短い見出し語「レコード」を持つ語彙エントリーは曖昧多義語のエントリーだとして、曖昧性を持たない複数の語彙エントリーへのリンク〈参照〉を持たせればいいでしょう。Wikipediaなどは実際にそうなっています。

曖昧多義語「レコード」の語彙エントリーから、「フィールドのあいだの順序がない,レコード」と「フィールドのあいだの順序がある,レコード」へのリンクがあることになります。「レコード」にもっと別な意味があれば、リンクは増えます。

目的の語彙エントリーにたどり着く方法として、前節で述べた“検索条件による絞り込み”と、曖昧多義語を見出し語とするエントリーからの分岐の2つの方法を準備しておくのは良いだろうと思います*4

用語クラスターと同義関係

2つの用語が「概念的・意味的には同義である」という情報は、語彙目録にとって重要です。例えば「フィールドのあいだの順序がない,レコード @{データベース}」と「オブジェクト @{JSON}」は概念的・意味的には同義です。同義性を示すのは、双方向リンクを張るのがひとつの方法です。双方向リンクの実現が困難なら、同義語の対応表を別に(アウトオブラインで)作ればいいでしょう。
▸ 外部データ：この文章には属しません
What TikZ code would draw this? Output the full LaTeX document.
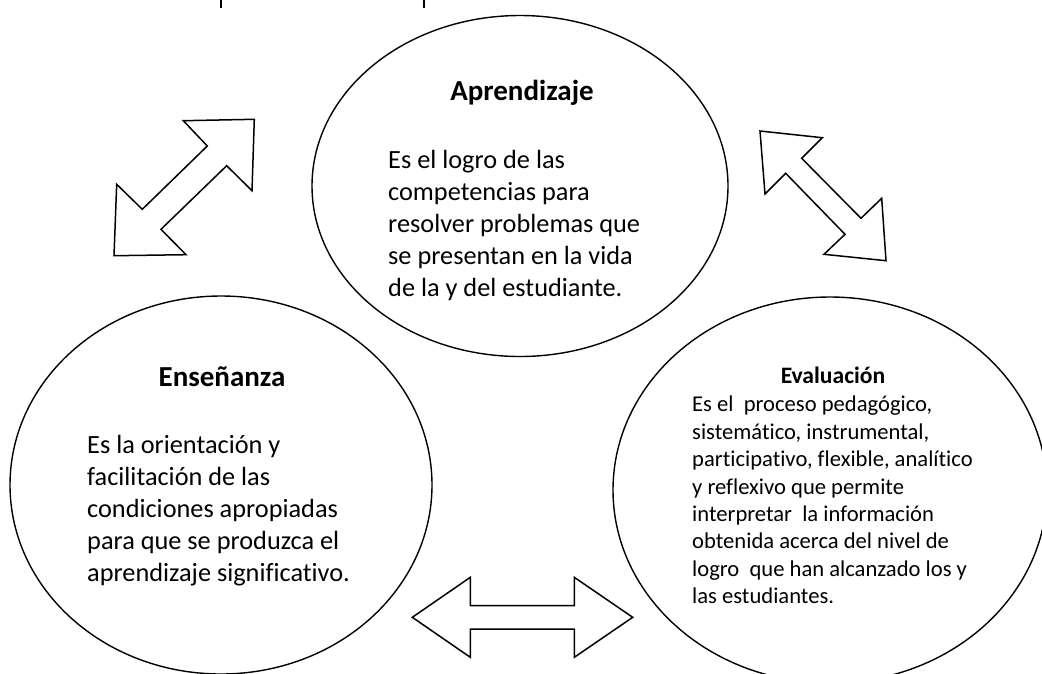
\documentclass[tikz,border=0pt]{standalone}
\usepackage{fontspec}
\setmainfont{Carlito}[Ligatures=NoCommon]
\usetikzlibrary{shapes.geometric}
\begin{document}
\begin{tikzpicture}[x=1pt,y=-1pt,
  circ/.style={draw,ellipse,line width=1.4pt,inner sep=0pt},
  blockarrow/.style={draw,line width=1.5pt,line join=miter,fill=white},
  head/.style={font=\bfseries\fontsize{29}{34}\selectfont,inner sep=0pt,anchor=base},
  body/.style={font=\fontsize{26.3}{31.8}\selectfont,align=left,inner sep=0pt,anchor=north west},
  smallhead/.style={font=\bfseries\fontsize{23.6}{28}\selectfont,inner sep=0pt,anchor=base},
  smallbody/.style={font=\fontsize{22.6}{27.4}\selectfont,align=left,inner sep=0pt,anchor=north west}]
\useasboundingbox (0,0) rectangle (1042,673);
\clip (0,0) rectangle (1042,673);
% title descenders (cut off)
\draw[line width=2pt] (221,0) -- (221,8);
\draw[line width=2pt] (424,0) -- (424,8);
% ellipses
\node[circ,minimum width=416pt,minimum height=341pt] (apr) at (520,186) {};
\node[circ,minimum width=422pt,minimum height=378pt] (ens) at (221,485) {};
\node[circ,minimum width=434pt,minimum height=386pt] (eva) at (830,490) {};
% texts
\node[head] (aprh) at (522,100.5) {Aprendizaje};
\node[body] (aprb) at (388,150.5) {Es el logro de las\\competencias para\\resolver problemas que\\se presentan en la vida\\de la y del estudiante.};
\node[head] (ensh) at (222,386.7) {Enseñanza};
\node[body] (ensb) at (87,435.5) {Es la orientación y\\facilitación de las\\condiciones apropiadas\\para que se produzca el\\aprendizaje significativo.};
\node[smallhead] (evah) at (833,383.3) {Evaluación};
\node[smallbody] (evab) at (692,396) {Es el\ \ proceso pedagógico,\\sistemático, instrumental,\\participativo, flexible, analítico\\y reflexivo que permite\\interpretar\ \ la información\\obtenida acerca del nivel de\\logro\ \ que han alcanzado los y\\las estudiantes.};
% block arrows
\draw[blockarrow] (254.3,119.3) -- (183.3,120.7) -- (207.3,146) -- (142.3,209.3) -- (116.7,184.3)
  -- (114,255.7) -- (186,254.7) -- (161,229.3) -- (226.7,165.7) -- (252,190.7) -- cycle;
\draw[blockarrow] (760,131) -- (822.3,137.7) -- (801.7,158.3) -- (861,218.3) -- (881.7,198.3)
  -- (886,260.7) -- (824,254.3) -- (845,234.3) -- (785.7,173.3) -- (765,194) -- cycle;
\draw[blockarrow] (412.3,617.3) -- (470.3,577.3) -- (470.3,605.7) -- (574.3,605.7) -- (574.3,577.3)
  -- (632.7,617.3) -- (574.3,657.3) -- (574.3,629) -- (470.3,629) -- (470.3,657.3) -- cycle;
\end{tikzpicture}
\end{document}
同義語の対応は、ひとつの用語と別なひとつの用語のあいだの対応とするだけでは不十分です。用語クラスター(用語の集合)と別な用語クラスターのあいだに同義語対応があると考えるべきです。

例えば、次の2つの用語クラスターを考えます。

  1. {関係 @{クリス・デイト}, 属性 @{クリス・デイト}, タプル @{クリス・デイト}}
  2. {テーブル @{データベース}, カラム @{データベース}, ロー @{データベース}}

これらの用語クラスターに属する用語には同義関係がありますが、6つの用語のあいだに3つの同義関係と捉えるよりは、2つの用語クラスターのあいだに以下のような対応(表の横方向)があるとみなすほうが適切でしょう。
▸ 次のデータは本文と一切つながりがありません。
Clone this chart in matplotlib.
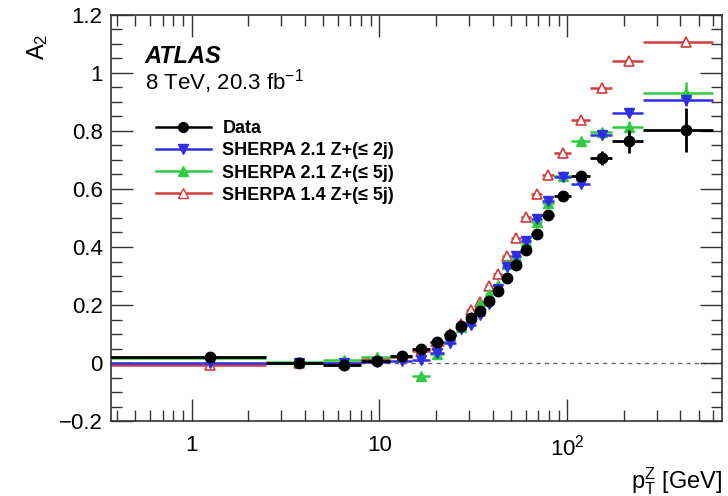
import numpy as np
import matplotlib
matplotlib.use("Agg")
import matplotlib.pyplot as plt
from matplotlib.ticker import FixedLocator, MultipleLocator, LogLocator, NullFormatter, FuncFormatter
from matplotlib.lines import Line2D

plt.rcParams['font.family'] = ['Liberation Sans', 'DejaVu Sans']
plt.rcParams['mathtext.fontset'] = 'custom'
plt.rcParams['mathtext.rm'] = 'Liberation Sans'
plt.rcParams['mathtext.it'] = 'Liberation Sans:italic'

# pT^Z bin edges [GeV]
bin_edges = [0, 2.5, 5.0, 8.0, 11.4, 14.9, 18.5, 22.0, 25.5, 29.0, 32.6, 36.4,
             40.4, 44.9, 50.2, 56.4, 63.9, 73.4, 85.4, 105.0, 132.0, 173.0, 253.0, 600.0]

data_vals = [0.022, -0.001, -0.006, 0.007, 0.023, 0.048, 0.071, 0.098, 0.127, 0.155,
             0.180, 0.213, 0.250, 0.292, 0.338, 0.388, 0.446, 0.509, 0.577, 0.646,
             0.708, 0.764, 0.803]
data_err = [0.004, 0.004, 0.004, 0.004, 0.004, 0.005, 0.005, 0.005, 0.005, 0.005,
            0.005, 0.005, 0.006, 0.006, 0.007, 0.008, 0.009, 0.010, 0.012, 0.016,
            0.024, 0.040, 0.075]

sh21_2j = [0.001, 0.000, 0.000, 0.005, 0.006, 0.012, 0.035, 0.068, 0.118, 0.131,
           0.166, 0.205, 0.255, 0.330, 0.370, 0.422, 0.497, 0.557, 0.640, 0.617,
           0.786, 0.861, 0.905]
sh21_2j_err = [0.002] * 19 + [0.005, 0.008, 0.012, 0.02]

sh21_5j = [0.016, 0.002, 0.010, 0.022, 0.025, -0.045, 0.030, 0.092, 0.125, 0.158,
           0.203, 0.238, 0.269, 0.341, 0.370, 0.420, 0.487, 0.551, 0.646, 0.767,
           0.795, 0.815, 0.930]
sh21_5j_err = [0.003] * 19 + [0.006, 0.01, 0.02, 0.04]

sh14_5j = [-0.007, 0.000, 0.000, 0.015, 0.020, 0.040, 0.062, 0.100, 0.135, 0.183,
           0.212, 0.267, 0.307, 0.370, 0.430, 0.503, 0.583, 0.648, 0.724, 0.839,
           0.948, 1.040, 1.106]
sh14_5j_err = [0.002] * 19 + [0.004, 0.006, 0.008, 0.01]

labels = ["Data", "SHERPA 2.1 Z+(\u2264 2j)", "SHERPA 2.1 Z+(\u2264 5j)", "SHERPA 1.4 Z+(\u2264 5j)"]

fig = plt.figure(figsize=(7.28, 4.96), dpi=100)
ax = fig.add_axes([0.1525, 0.151, 0.8393, 0.819])

xmin, xmax = 0.372, 667
edges = np.array(bin_edges)
lo = np.maximum(edges[:-1], xmin * 0.5)
hi = edges[1:]
centers = 0.5 * (edges[:-1] + edges[1:])
xerr = np.vstack([centers - lo, hi - centers])

c_blue = '#2e2ee6'
c_green = '#2ecc40'
c_red = '#d23c3c'

ax.axhline(0, color='#666666', ls=(0, (3, 3)), lw=1.0, zorder=1)

ax.errorbar(centers, sh14_5j, xerr=xerr, yerr=sh14_5j_err, fmt='^', color=c_red,
            mfc='white', mec=c_red, ms=7.5, mew=1.2, elinewidth=1.8, capsize=0, zorder=2)
ax.errorbar(centers, sh21_5j, xerr=xerr, yerr=sh21_5j_err, fmt='^', color=c_green,
            mfc=c_green, mec=c_green, ms=7.5, elinewidth=1.8, capsize=0, zorder=3)
ax.errorbar(centers, sh21_2j, xerr=xerr, yerr=sh21_2j_err, fmt='v', color=c_blue,
            mfc=c_blue, mec=c_blue, ms=7.5, elinewidth=1.8, capsize=0, zorder=4)
ax.errorbar(centers, data_vals, xerr=xerr, yerr=data_err, fmt='o', color='black',
            ms=7.5, elinewidth=2.0, capsize=0, zorder=5)

ax.set_xscale('log')
ax.set_xlim(xmin, xmax)
ax.set_ylim(-0.2, 1.2)

ax.yaxis.set_major_locator(MultipleLocator(0.2))
ax.yaxis.set_minor_locator(MultipleLocator(0.05))

def yfmt(v, pos):
    if abs(v) < 1e-9:
        return "0"
    if abs(v - 1) < 1e-9:
        return "1"
    s = f"{v:.1f}"
    return s.replace("-", "\u2212")
ax.yaxis.set_major_formatter(FuncFormatter(yfmt))

ax.xaxis.set_major_locator(FixedLocator([1, 10, 100]))
ax.xaxis.set_minor_locator(LogLocator(base=10, subs=np.arange(2, 10), numticks=20))
ax.xaxis.set_minor_formatter(NullFormatter())
ax.xaxis.set_major_formatter(FuncFormatter(lambda v, p: {1: "1", 10: "10", 100: r"$10^{2}$"}.get(int(round(v)), "")))

ax.tick_params(which='both', direction='in', top=True, right=True, labelsize=16, width=1.0, color='#333333')
ax.tick_params(which='major', length=16, pad=6)
ax.tick_params(which='minor', length=8)
ax.tick_params(axis='x', which='major', pad=10)
for sp in ax.spines.values():
    sp.set_linewidth(1.2)
    sp.set_color('#333333')

fig.text(0.052, 0.905, r"A$_2$", rotation=90, fontsize=17, ha='center', va='center')
fig.text(0.992, 0.03, r"p$_\mathregular{T}^\mathregular{Z}$ [GeV]", fontsize=17, ha='right', va='center')

ax.text(0.055, 0.897, "ATLAS", transform=ax.transAxes, fontsize=17, fontweight='bold',
        fontstyle='italic', ha='left', va='center')
ax.text(0.055, 0.835, r"8 TeV, 20.3 fb$^{\mathregular{-1}}$", transform=ax.transAxes, fontsize=16,
        ha='left', va='center')

handles = [
    Line2D([], [], color='black', marker='o', ms=7, lw=1.8),
    Line2D([], [], color=c_blue, marker='v', ms=7, lw=1.8),
    Line2D([], [], color=c_green, marker='^', ms=7, lw=1.8),
    Line2D([], [], color=c_red, marker='^', ms=7, mfc='white', mec=c_red, lw=1.8),
]
leg = ax.legend(handles, labels, loc='upper left', bbox_to_anchor=(0.061, 0.758), frameon=False,
                prop={'weight': 'bold', 'size': 13}, handlelength=3.1, handletextpad=0.6,
                labelspacing=0.28, borderaxespad=0)

fig.savefig("out.png", dpi=100)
関係 @{クリス・デイト} テーブル @{データベース}
属性 @{クリス・デイト} カラム @{データベース}
タプル @{クリス・デイト} ロー @{データベース}

このような、用語クラスターのあいだの同義対応の比較的大規模な例は、以下の過去記事にあります。

誤認・思い込みも語彙エントリーにする

動物事典に、架空の動物である龍や一角獣を載せることはないかも知れません。が、龍や一角獣は実在しないんだよ、という情報を含めることには意義があるでしょう。語彙目録には、誤認・思い込みから生じる言葉や勘違いした意味も入れておくのも意義がありそうです。
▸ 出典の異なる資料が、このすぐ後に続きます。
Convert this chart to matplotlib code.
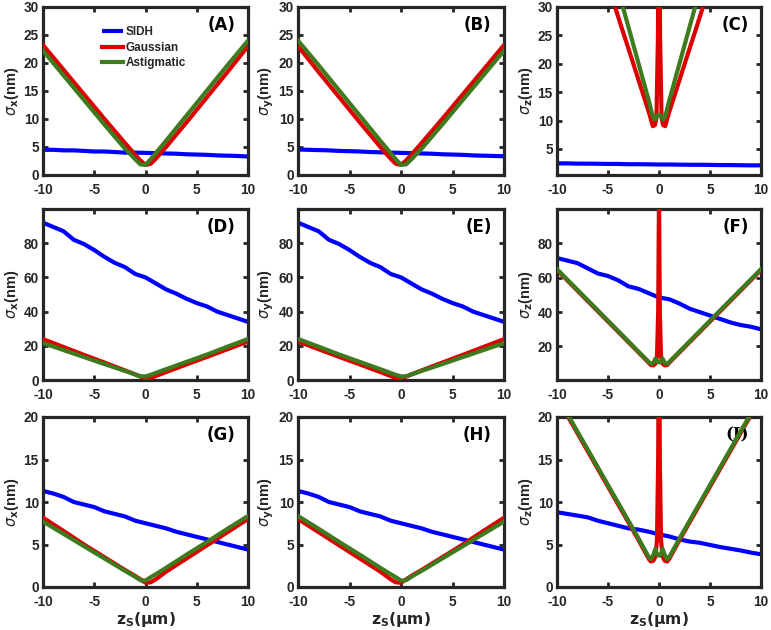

例えば、現在の集合論では原子〈atom〉という概念を使いません。したがって、「原子」という言葉は使わないし、「原子」に言及することもないでしょう。にも関わらず、原子を想定してしまっている人はけっこういます(致し方ない気がしますが)。それに伴い、「要素」と「原子」を同義だと思い、「集合」と「非原子」を同義だと思い込んでいる人もいます。(「モノの種別とモノの相対役割り」参照。)

こういう誤認・思い込みを警告するためには、「原子 @{集合論}」「非原子 @{集合論}」という語彙エントリーも必要です。これらの語彙エントリーでは、その概念がほとんど使われない(むしろ使ってはいけない)ことと、どんな誤認・思い込みがあり得るかも説明することになります。

おわりに

僕は、個人あるいは小規模な集団におけるローカルルールとしての語彙目録の必要性を強く感じています。言葉の解釈の食い違いや、言葉の印象からの連想・妄想は実に侮れないもので、コミュニケーションをすっかり破綻させてしまいます。

世間話なら誤解や行き違いがあってもさして問題にはならないかも知れませんが、正確な話をしたいときに、共有されるべき語彙〈ボキャブラリー〉が不安定だと文字通り「ハナシニナラナイ」のです。お気楽・お手軽にローカル語彙目録を作って共有できる手法や環境は必要です。

*1:例えば、形式的記述で使う名前達は、名前空間ツリーに編成すべきでしょう。

*2:あっ、地の文で「フィールド」が出てきた。ここで出現した「フィールド」は「フィールド @ データベース」です。

*3:お手軽さの観点からはダメ、ということです。当然ながら、リレーショナル・データベース的な手法が有効あるいは必須な場面もあります。

*4:インターネットにおける情報への到達手段も、「検索」と「ハイパーリンク・ナビゲーション」の2つの方法がありますからね。